Oleart makes severe criticisms of the way the CoFoE was operated. He observes that the seminars focused on such vague topics that it was nearly impossible for people to engage with them. He questions the selection of experts. At the same time, he acknowledges the enormity of the challenges of organising the CoFoE with citizens from across the EU, in a multilingual context, with no precedents to build upon.
Ultimately, the CoFoE concluded that citizens mostly want what the EU is already doing. The Commission proudly noted that the recommendations covered about 80 per cent of its work programme. How convenient, notes Oleart, who argues that the methodology was always going to lead us here.

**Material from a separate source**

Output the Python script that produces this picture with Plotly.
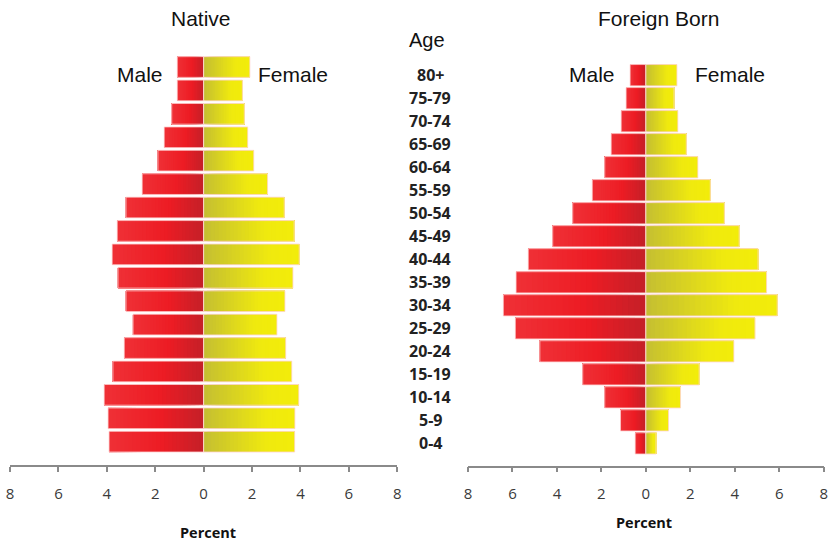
import plotly.graph_objects as go

# Age groups, youngest first
age_groups = ["0-4", "5-9", "10-14", "15-19", "20-24", "25-29", "30-34", "35-39",
              "40-44", "45-49", "50-54", "55-59", "60-64", "65-69", "70-74", "75-79", "80+"]

# Percent of population by age group
native_male = [3.91, 3.95, 4.11, 3.75, 3.28, 2.92, 3.21, 3.54, 3.78, 3.57,
               3.21, 2.54, 1.89, 1.63, 1.32, 1.09, 1.09]
native_female = [3.76, 3.77, 3.93, 3.64, 3.39, 3.03, 3.36, 3.69, 3.95, 3.74,
                 3.33, 2.64, 2.07, 1.82, 1.68, 1.60, 1.91]
foreign_male = [0.48, 1.14, 1.85, 2.84, 4.77, 5.87, 6.41, 5.84, 5.29, 4.19,
                3.29, 2.41, 1.85, 1.56, 1.11, 0.89, 0.71]
foreign_female = [0.46, 1.02, 1.56, 2.40, 3.96, 4.91, 5.91, 5.43, 5.05, 4.20,
                  3.53, 2.90, 2.34, 1.82, 1.44, 1.27, 1.40]

tick_vals = [-8, -6, -4, -2, 0, 2, 4, 6, 8]
tick_text = ["8", "6", "4", "2", "0", "2", "4", "6", "8"]

W, H = 830, 546
N_SEG = 24

# gradient stops: position measured from the centre line outward
male_stops = [(0.0, (196, 32, 40)), (0.45, (237, 28, 36)), (1.0, (239, 48, 54))]
female_stops = [(0.0, (196, 190, 50)), (0.7, (240, 234, 14)), (1.0, (242, 236, 10))]


def grad(stops, t):
    for (t0, c0), (t1, c1) in zip(stops[:-1], stops[1:]):
        if t <= t1:
            f = (t - t0) / (t1 - t0) if t1 > t0 else 0
            c = [round(a + (b - a) * f) for a, b in zip(c0, c1)]
            return f"rgb({c[0]},{c[1]},{c[2]})"
    c = stops[-1][1]
    return f"rgb({c[0]},{c[1]},{c[2]})"


fig = go.Figure()
ypos = list(range(len(age_groups)))


def add_side(values, sign, stops, xa, ya, width):
    # each layer runs from its gradient step out to the bar end; later layers sit on top
    for k in range(N_SEG):
        frac = k / N_SEG
        base = [sign * v * frac for v in values]
        length = [sign * v * (1 - frac) for v in values]
        fig.add_trace(go.Bar(
            y=ypos, x=length, base=base, orientation="h", width=width,
            marker=dict(color=grad(stops, (k + 0.5) / N_SEG), line=dict(width=0)),
            xaxis=xa, yaxis=ya, showlegend=False, hoverinfo="skip"))
    fig.add_trace(go.Bar(
        y=ypos, x=[sign * v for v in values], base=[0] * len(values), orientation="h",
        width=width,
        marker=dict(color="rgba(0,0,0,0)", line=dict(width=1, color="rgba(255,215,215,0.85)")),
        xaxis=xa, yaxis=ya, showlegend=False, hoverinfo="skip"))


add_side(native_male, -1, male_stops, "x", "y", 0.885)
add_side(native_female, 1, female_stops, "x", "y", 0.885)
add_side(foreign_male, -1, male_stops, "x2", "y2", 0.925)
add_side(foreign_female, 1, female_stops, "x2", "y2", 0.925)

axis_col = "#8a8a8a"
xcommon = dict(range=[-8, 8], tickvals=tick_vals, ticktext=tick_text, showgrid=False,
               zeroline=False, showline=True, linecolor=axis_col, linewidth=1.5,
               ticks="outside", ticklen=5, tickcolor=axis_col, tickwidth=1.5,
               ticklabelstandoff=9, automargin=False,
               tickfont=dict(family="Open Sans", size=15, color="#3a3a3a"), fixedrange=True)

fig.update_layout(
    width=W, height=H, margin=dict(l=0, r=0, t=0, b=0, autoexpand=False),
    paper_bgcolor="white", plot_bgcolor="white", barmode="overlay",
    xaxis=dict(domain=[10 / W, 397.3 / W], anchor="y", **xcommon),
    xaxis2=dict(domain=[468 / W, 823.7 / W], anchor="y2", **xcommon),
    yaxis=dict(domain=[(H - 465) / H, (H - 55.3) / H], range=[-0.995, 16.5],
               visible=False, anchor="x", automargin=False),
    yaxis2=dict(domain=[(H - 465.7) / H, (H - 63.7) / H], range=[-0.969, 16.5],
                visible=False, anchor="x2", automargin=False),
)

ann = []
title_font = dict(family="Liberation Sans", size=21, color="#111")


def px(x, y, text, font, xanchor="center"):
    ann.append(dict(x=x / W, y=(H - y) / H, xref="paper", yref="paper", text=text,
                    showarrow=False, font=font, xanchor=xanchor, yanchor="middle"))


px(201, 19, "Native", title_font)
px(658, 19, "Foreign Born", title_font)
px(140, 75, "Male", title_font)
px(293, 75, "Female", title_font)
px(592, 75, "Male", title_font)
px(729.5, 75, "Female", title_font)
px(427.5, 40, "Age", dict(family="Liberation Sans", size=20, color="#111"))

for i, g in enumerate(age_groups):
    ann.append(dict(x=430 / W, xref="paper", y=i, yref="y2", text=f"<b>{g}</b>",
                    showarrow=False, xanchor="center", yanchor="middle",
                    font=dict(family="Open Sans", size=16, color="#222")))

pct_font = dict(family="Open Sans", size=14.5, color="#111")
px(208, 532, "<b>Percent</b>", pct_font)
px(644, 522, "<b>Percent</b>", pct_font)

fig.update_layout(annotations=ann)
fig.write_html("out.html")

For the Commission, the main result of the CoFoE is its adoption of post-CoFoE citizen panels, its new way of ‘consulting’ people. Thinking of democracy in an EU context requires some reflection on the broader material structures that underline it, Oleart argues. The CoFoE – either accidentally or deliberately – sidelined political actors who sought to significantly change the system. And the CoFoE was engineered in a way that ensured that it could not change much.
Oleart’s blistering critique of the CoFoE is engaging, enjoyable and sometimes constructive. He dedicates significant space to the CoFoE’s operational problems, and does not seem to think they are salvageable. It feels as if he is torn: should the CoFoE be engaged with or should it be discarded entirely?
What does Oleart propose? His thought-provoking commentary on the CoFoE is a fun read, but what would he do instead? Some alternative grassroots movements are mentioned, like Palestine encampments at universities, but it is unclear how progressive actors can engage with existing institutional initiatives like the CoFoE. Yet that is his point. Perhaps everyone should just start again.
And surely the EU’s most glaring democratic deficit is the European Parliament’s lack of right of initiative. Giving the Parliament more power is not a panacea, but it could be a step towards improving democracy in the EU, and the question is hardly addressed. There again, this is not Oleart’s main concern. He seeks a truly international and decolonial movement towards material change that puts ‘the people’ – however that notion is understood – in the driving seat. He wants a decolonial multitude straining and organising towards a better world for everyone.